3C of strategy implementation

This post is based on my research into the barriers and challenges in implementing strategies and summarises some of the key observations.

Organisations are like fields and strategies are aspirations of how we want to gather crops from those fields as farmers. Seeds and plants grow if environment made up of soil, light, air, and water is right for them. Different plants require different mix of those environmental factors. The job of the farmer is to create that environment where plants can grow and be fruitful. Everything else is out of their control. If the farmer fails to create that environment there is no point of going to the plant and blaming them for poor produce. Managers are like those farmers and their role is to create environment where people can be productive and strategies achieved.

Strategy implementation happens through people. Developing a stronger appreciation for how people are engaged in the strategy process matters and can be critical for successful strategy at any stage. Management practice of ‘removing obstacles’ in implementing strategy is necessary to succeed and keep people engaged. Adopting a more considerate and consultative strategy process may foster and facilitate a more effective implementation environment than merely commanding and controlling.

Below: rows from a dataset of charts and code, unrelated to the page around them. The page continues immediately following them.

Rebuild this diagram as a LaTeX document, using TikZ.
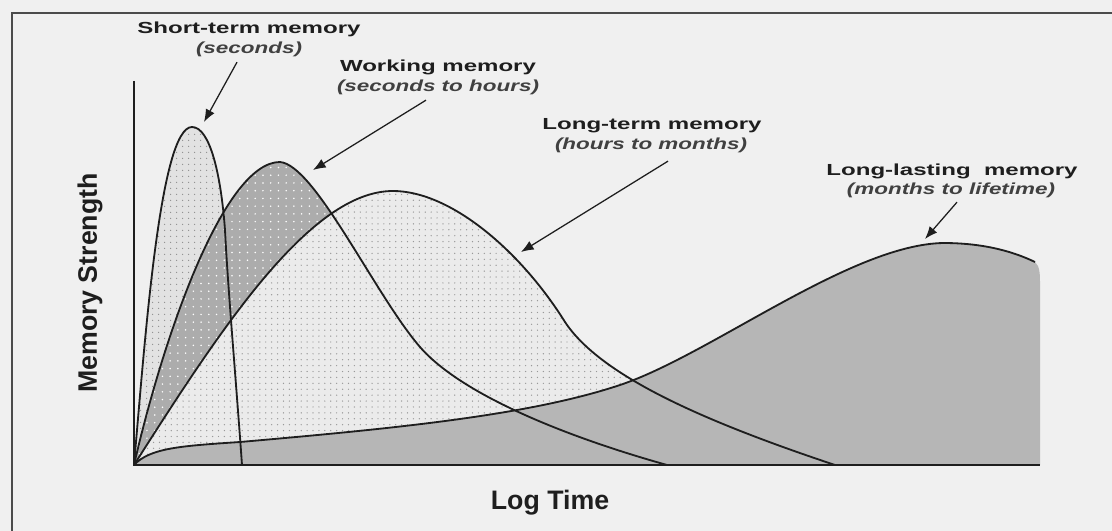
\documentclass[tikz,border=0pt]{standalone}
\usepackage{fontspec}
\setmainfont{Liberation Sans}
\newfontfamily\headfont[FakeStretch=1.5]{Liberation Sans}
\newfontfamily\subfont[FakeStretch=1.4]{Liberation Sans}
\usetikzlibrary{arrows.meta,patterns.meta,calc}

\definecolor{paper}{HTML}{F0F0F0}
\definecolor{ink}{HTML}{1E1E1E}
\definecolor{stgray}{HTML}{E2E2E2}
\definecolor{wmgray}{HTML}{ACACAC}
\definecolor{ltgray}{HTML}{EBEBEB}
\definecolor{llgray}{HTML}{B6B6B6}

% curves of the four memory kinds (pixel units, y downwards)
\newcommand\stcurve{(134,465) .. controls (145,340) and (160,127) .. (192,127)
  .. controls (210,127) and (221,175) .. (225,230)
  .. controls (228,290) and (236,380) .. (242,465)}
\newcommand\wmcurve{(134,465) .. controls (165,330) and (225,162) .. (280,162)
  .. controls (315,165) and (375,295) .. (420,347)
  .. controls (460,393) and (560,435) .. (667,465)}
\newcommand\ltcurve{(134,465) .. controls (220,330) and (310,191) .. (393,191)
  .. controls (450,191) and (520,250) .. (565,322)
  .. controls (600,375) and (700,420) .. (835,465)}
\newcommand\llcurve{(134,465) .. controls (150,448) and (180,446) .. (240,442)
  .. controls (400,428) and (530,415) .. (620,385)
  .. controls (710,355) and (850,245) .. (943,243)
  .. controls (980,243) and (1010,250) .. (1035,262)}

\begin{document}
\begin{tikzpicture}[x=0.025cm,y=-0.025cm,
    curve/.style={draw=ink,line width=1.3pt},
    axis/.style={draw=ink,line width=1.4pt},
    stfill/.style={preaction={fill=stgray},pattern={Dots[distance=4pt,radius=.5pt]},pattern color=gray!90},
    wmfill/.style={preaction={fill=wmgray},pattern={Dots[distance=5.5pt,radius=.6pt]},pattern color=white},
    ltfill/.style={preaction={fill=ltgray},pattern={Dots[distance=4.2pt,radius=.5pt]},pattern color=gray!80},
    llfill/.style={fill=llgray},
    head/.style={font=\headfont\bfseries\fontsize{11.4}{13}\selectfont,text=ink,inner sep=1pt},
    sub/.style={font=\subfont\bfseries\itshape\fontsize{11.4}{13}\selectfont,text=ink!85,inner sep=1pt},
    axlabel/.style={font=\bfseries\fontsize{19}{22}\selectfont,text=ink,inner sep=0pt},
    arr/.style={draw=ink,line width=.9pt,-{Latex[length=9pt,width=7pt]}}]

\useasboundingbox (0,0) rectangle (1112,531);
\fill[paper] (0,0) rectangle (1112,531);
\draw[ink!80,line width=1.2pt] (12,531) -- (12,13) -- (1112,13);

% fills, back to front
\fill[stfill] \stcurve -- cycle;
\fill[wmfill] \wmcurve -- cycle;
\fill[ltfill] \ltcurve -- cycle;
\fill[llfill] \llcurve .. controls (1040,266) and (1040,275) .. (1040,285) -- (1040,465) -- cycle;

% outlines
\foreach \c in {\stcurve,\wmcurve,\ltcurve,\llcurve} \draw[curve] \c;
\draw[axis] (134,81) -- (134,465) -- (1040,465);

\node[axlabel,rotate=90] (ylab) at (90,283) {Memory Strength};
\node[axlabel] (xlab) at (550,503) {Log Time};

\node[head] (sthead) at (249,29) {Short-term memory};
\node[sub] (stsub) at (249,49) {(seconds)};
\node[head] (wmhead) at (438,67) {Working memory};
\node[sub] (wmsub) at (438,87) {(seconds to hours)};
\node[head] (lthead) at (652,126) {Long-term memory};
\node[sub] (ltsub) at (651,145) {(hours to months)};
\node[head] (llhead) at (952,171) {Long-lasting\ \ memory};
\node[sub] (llsub) at (951,190) {(months to lifetime)};

\coordinate (sttip) at (204,122);
\coordinate (wmtip) at (313,170);
\coordinate (lttip) at (521,252);
\coordinate (lltip) at (925,239);

\draw[arr] ($(stsub.south)+(-12,4)$) -- (sttip);
\draw[arr] ($(wmsub.south)+(-12,4)$) -- (wmtip);
\draw[arr] ($(ltsub.south)+(17,7)$) -- (lttip);
\draw[arr] ($(llsub.south)+(6,3)$) -- (lltip);
\end{tikzpicture}
\end{document}
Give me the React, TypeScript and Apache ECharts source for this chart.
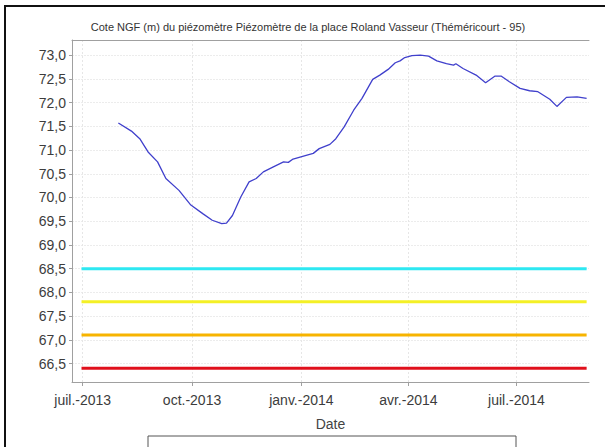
import React, { useEffect, useRef } from "react";
import * as echarts from "echarts";

const titleText =
  "Cote NGF (m) du piézomètre Piézomètre de la place Roland Vasseur (Théméricourt - 95)";

const curveDates = [
  "2013-07-31", "2013-08-11", "2013-08-18", "2013-08-25", "2013-09-02", "2013-09-09",
  "2013-09-20", "2013-09-30", "2013-10-10", "2013-10-18", "2013-10-26", "2013-10-30",
  "2013-11-04", "2013-11-11", "2013-11-18", "2013-11-24", "2013-11-30", "2013-12-08",
  "2013-12-17", "2013-12-21", "2013-12-25", "2014-01-05", "2014-01-11", "2014-01-16",
  "2014-01-25", "2014-01-30", "2014-02-06", "2014-02-14", "2014-02-21", "2014-03-02",
  "2014-03-08", "2014-03-15", "2014-03-21", "2014-03-25", "2014-03-29", "2014-04-04",
  "2014-04-11", "2014-04-18", "2014-04-25", "2014-05-03", "2014-05-09", "2014-05-11",
  "2014-05-17", "2014-05-28", "2014-06-05", "2014-06-13", "2014-06-18", "2014-06-25",
  "2014-07-04", "2014-07-12", "2014-07-19", "2014-07-29", "2014-08-04", "2014-08-12",
  "2014-08-21", "2014-08-29",
];
const curveValues = [
  71.57, 71.40, 71.24, 70.96, 70.75, 70.40,
  70.15, 69.84, 69.66, 69.52, 69.45, 69.46,
  69.62, 70.01, 70.33, 70.40, 70.54, 70.64,
  70.75, 70.74, 70.81, 70.89, 70.93, 71.03,
  71.12, 71.24, 71.49, 71.84, 72.09, 72.49,
  72.58, 72.70, 72.84, 72.88, 72.95, 72.99,
  73.00, 72.98, 72.88, 72.82, 72.79, 72.82,
  72.72, 72.58, 72.42, 72.56, 72.56, 72.44,
  72.30, 72.25, 72.23, 72.07, 71.92, 72.11,
  72.12, 72.09,
];

const thresholdStart = "2013-06-30";
const thresholdEnd = "2014-08-29";
const thresholdValues = [68.5, 67.8, 67.1, 66.4];
const thresholdColors = ["#2ee8f2", "#f4f026", "#f7b400", "#e0101c"];

const xMin = "2013-06-22";
const xMax = "2014-08-31";
const xTickDates = ["2013-07-01", "2013-10-01", "2014-01-01", "2014-04-01", "2014-07-01"];
const xTickLabels = ["juil.-2013", "oct.-2013", "janv.-2014", "avr.-2014", "juil.-2014"];

const yMin = 66.11;
const yMax = 73.32;
const yTicks = [66.5, 67, 67.5, 68, 68.5, 69, 69.5, 70, 70.5, 71, 71.5, 72, 72.5, 73];

const FONT = "'Liberation Sans', Arial, sans-serif";

function toTs(s: string) {
  const [y, m, d] = s.split("-").map(Number);
  return Date.UTC(y, m - 1, d);
}

export default function App() {
  const ref = useRef<HTMLDivElement>(null);
  useEffect(() => {
    if (!ref.current) return;
    const chart = echarts.init(ref.current, null, { renderer: "svg" });
    const tickTs = xTickDates.map(toTs);
    const series: any[] = [];
    thresholdValues.forEach((v, i) => {
      series.push({
        type: "line",
        data: [
          [toTs(thresholdStart), v],
          [toTs(thresholdEnd), v],
        ],
        showSymbol: false,
        lineStyle: { color: thresholdColors[i], width: 3 },
        itemStyle: { color: thresholdColors[i] },
        z: 3,
      });
    });
    series.push({
      type: "line",
      data: curveDates.map((d, i) => [toTs(d), curveValues[i]]),
      showSymbol: false,
      lineStyle: { color: "#4040cc", width: 1.3 },
      itemStyle: { color: "#4040cc" },
      z: 4,
    });
    chart.setOption({
      animation: false,
      backgroundColor: "#ffffff",
      textStyle: { fontFamily: FONT },
      title: {
        text: titleText,
        left: 303,
        textAlign: "center",
        top: 16,
        textStyle: { fontSize: 11, fontWeight: "normal", color: "#333", fontFamily: FONT },
      },
      grid: { left: 72, top: 40, right: 16, bottom: 65, containLabel: false },
      xAxis: [
        {
          type: "value",
          min: toTs(xMin),
          max: toTs(xMax),
          name: "Date",
          nameLocation: "middle",
          nameGap: 35,
          nameTextStyle: { fontSize: 14, color: "#444", fontFamily: FONT },
          axisLine: { show: true, lineStyle: { color: "#a0a0a0", width: 1 } },
          axisTick: {
            show: true,
            customValues: tickTs,
            length: 4,
            lineStyle: { color: "#a0a0a0" },
          },
          axisLabel: {
            customValues: tickTs,
            fontSize: 14,
            color: "#3c3c3c",
            margin: 11,
            fontFamily: FONT,
            formatter: (val: number) => {
              let best = 0;
              let bd = Infinity;
              tickTs.forEach((t, i) => {
                const dd = Math.abs(t - val);
                if (dd < bd) {
                  bd = dd;
                  best = i;
                }
              });
              return xTickLabels[best];
            },
          },
          splitLine: {
            show: true,
            lineStyle: { color: "#e6e6e6", type: [2, 2], width: 1 },
          },
        },
        {
          type: "value",
          position: "top",
          min: toTs(xMin),
          max: toTs(xMax),
          axisLine: { show: true, lineStyle: { color: "#a0a0a0", width: 1 } },
          axisTick: { show: false },
          axisLabel: { show: false },
          splitLine: { show: false },
        },
      ],
      yAxis: {
        type: "value",
        min: yMin,
        max: yMax,
        axisLine: { show: true, lineStyle: { color: "#a0a0a0", width: 1 } },
        axisTick: {
          show: true,
          customValues: yTicks,
          length: 3,
          lineStyle: { color: "#a0a0a0" },
        },
        axisLabel: {
          customValues: yTicks,
          fontSize: 14,
          color: "#3c3c3c",
          margin: 6,
          fontFamily: FONT,
          formatter: (v: number) => v.toFixed(1).replace(".", ","),
        },
        splitLine: {
          show: true,
          lineStyle: { color: "#ececec", type: [2, 1], width: 1 },
        },
      },
      graphic: [
        { type: "rect", shape: { x: 4, y: 5, width: 601, height: 2 }, style: { fill: "#111" } },
        { type: "rect", shape: { x: 4, y: 5, width: 2, height: 442 }, style: { fill: "#111" } },
        {
          type: "rect",
          shape: { x: 148, y: 436, width: 368, height: 20 },
          style: { fill: "#fff", stroke: "#555", lineWidth: 1 },
        },
      ],
      series,
    });
    return () => chart.dispose();
  }, []);
  return (
    <div
      ref={ref}
      style={{ position: "fixed", left: 0, top: 0, width: 605, height: 447 }}
    />
  );
}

Lack of consideration for aligning aspirations with actual reality within the organisation may result in ineffective strategy implementation. Considering both hard and soft factors (i.e. through conversations with other implementers) that make strategy happen may reveal assumptions and practical challenges that get in the way of optimal implementation. Strategy sponsors (typically, senior managers) need to be prepared to get their hands dirty and work at removing obstacles to implementation.

Being aware of the unique implementation challenges that may arise at different levels of managerial roles can be helpful in adopting practices that could help mitigate those barriers to strategy implementation. Increasing degree of involvement in strategy implementation may encourage ownership and clarity of what is expected. Creating a feedback loop between strategy sponsors and the rest of the organisation may encourage participation and increase the sense of ownership.

Strategies happen in and through people and the practitioners need environment where they can be productive. Creating a suitable environment for implementing a strategy is done by both the strategy sponsor (as implementer) and other implementers. Lack of control or influence over how strategy is implemented by those expected to deliver results can hamper the achievement of strategic intentions.